3/ Co-ordinated inflation could bail us all out
Although the title of this one is positive, look! an end to this crisis! I find it naive. It assumes that government control inflation with the fine grained degree that is shown here. When I talk of inflation I include all asset prices, not the inflation ex-inflation index governments like to look at. The housing bubble of late was inflation, monetary inflation. Governments do not control monetary levels of private debt anymore. Deregulation made sure they don't anymore and the invisible hand took those levels to dizzying heights, the invisible hand is now deleveraging and monetary levels will reset (minus the money injected) but current consensus is "too little". So yes, the article is right, 4% inflation would be dandy! unfortunately that is not a point of control by the central banks anymore. The invisible hand will do what the invisible hand does, let's hope it doesn't strangle the patient too long. Evolution says the invisible hand should stop strangling before we die, or we would be dead by now. But this evolutionary thinking is akin to someone falling to the floor and thinking "so far I am alive".


Andrew Meyer said...

There was a very interesting event last Thursday that I thought should have sent shivers down European spines.

For the second time this year, Germany failed offering 10-year bonds at 3.38%.

If Germany cannot sell government bonds, what other European country has a hope? If European governments cannot sell bonds to fund stimulus, bank assistance etc., their economic options become very limited.

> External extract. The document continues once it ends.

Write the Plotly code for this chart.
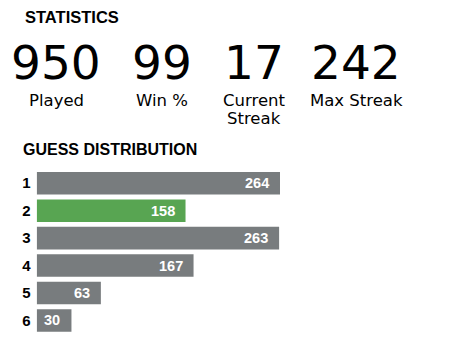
import plotly.graph_objects as go

# ---- data ----
stat_values = ["950", "99", "17", "242"]
stat_labels = [["Played"], ["Win %"], ["Current", "Streak"], ["Max Streak"]]
guesses = ["1", "2", "3", "4", "5", "6"]
counts = [264, 158, 263, 167, 63, 30]
highlight_guess = "2"

# ---- style ----
W, H = 454, 359
OFF = 8  # page body margin of the browser
GRAY = "#787c7e"
GREEN = "#58a552"
PAD = 9  # bar end padding (data units), like the CSS padding of the original

def px(x):
    return (x - OFF) / W

def py(y):
    return 1 - (y - OFF) / H

colors = [GREEN if g == highlight_guess else GRAY for g in guesses]

fig = go.Figure()
fig.add_trace(go.Bar(
    y=guesses,
    x=[c + PAD for c in counts],
    base=-PAD,
    orientation="h",
    marker=dict(color=colors, line=dict(width=0)),
    hoverinfo="skip",
))

annotations = []
# value labels inside bars
for i, c in enumerate(counts):
    annotations.append(dict(
        x=c, y=i, xref="x", yref="y", text=str(c), showarrow=False,
        xanchor="right", yanchor="middle", xshift=-9,
        font=dict(family="Liberation Sans", size=14.5, color="white", weight="bold"),
    ))

# titles
annotations.append(dict(
    x=px(23), y=py(17), xref="paper", yref="paper", text="STATISTICS",
    showarrow=False, xanchor="left", yanchor="middle",
    font=dict(family="Liberation Sans", size=16.5, color="black", weight="bold"),
))
annotations.append(dict(
    x=px(21), y=py(149), xref="paper", yref="paper", text="GUESS DISTRIBUTION",
    showarrow=False, xanchor="left", yanchor="middle",
    font=dict(family="Liberation Sans", size=16, color="black", weight="bold"),
))

# big stats
centers = [56, 162, 254, 356]
for cx, val, lab in zip(centers, stat_values, stat_labels):
    annotations.append(dict(
        x=px(cx), y=py(62.5), xref="paper", yref="paper", text=val,
        showarrow=False, xanchor="center", yanchor="middle",
        font=dict(family="DejaVu Sans", size=47, color="black"),
    ))
    for i, line in enumerate(lab):
        annotations.append(dict(
            x=px(cx), y=py(100 + 18.5 * i), xref="paper", yref="paper", text=line,
            showarrow=False, xanchor="center", yanchor="middle",
            font=dict(family="DejaVu Sans", size=16.5, color="black"),
        ))

fig.update_layout(
    width=W, height=H,
    margin=dict(l=0, r=0, t=0, b=0),
    paper_bgcolor="white", plot_bgcolor="white",
    showlegend=False,
    bargap=0.18,
    annotations=annotations,
    xaxis=dict(domain=[px(36.7), px(280)], range=[-PAD, max(counts)],
               visible=False, fixedrange=True),
    yaxis=dict(domain=[py(334.2), py(169.5)], autorange="reversed",
               type="category", showgrid=False, zeroline=False, showline=False,
               ticks="", ticklabelstandoff=5,
               tickfont=dict(family="Liberation Sans", size=15, color="black", weight="bold"),
               fixedrange=True),
)

fig.write_html("out.html", config={"displayModeBar": False})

Compare that to the US, which has no difficulty selling 10 year bonds at 2.75%

I'm starting to understand the theory of relative advantage in a whole new way and becoming considerably more optimistic about the US.

Marcf said...

Thanks the link Andrew,

yes it boggles the mind, although with the $3T coming down the pike I would be surprised if the bonds hold at that rate.

Anonymous said...

fighting recession with inflation supposes that inflation is something that can indeed be controlled. sort of like fighting a fire with a back fire. looks good on paper, but when it gets out of control - things can go very wrong very quickly. and in this case the invisible hand could go berserk.
my thinking is the cause of the problem should be addressed head on and isolated... isolate the "toxic" securities and throw those that created them into the brig. in a very public manner.
the separation will take a big gulp to get down, and the incarceration of the "scoundrels" will help everybody feel better quickly. a venting of the spleen so to speak.
I'm sure there are some "rules" that were broken... even if we have to creatively dig some up... it could be done.
it may even be in the doing now - governments take a very long time preparing their cases.
my 2 cents worth. perhaps over priced.

Andrew Meyer said...

It will be interesting to see. I suspect that the US will be seen as the safest haven for money. Until the threat of deflation is gone, the US will probably be able to sell treasuries at steep discounts to anyone else. Maybe, as the German failure shows, others will not be able to sell at all. What happens to them then?

Someday, it will change and the scent of inflation will over power the concerns of deflation. At that point, interest rates rise dramatically.

The question is, how long will that take and how much damage will the US have wrought?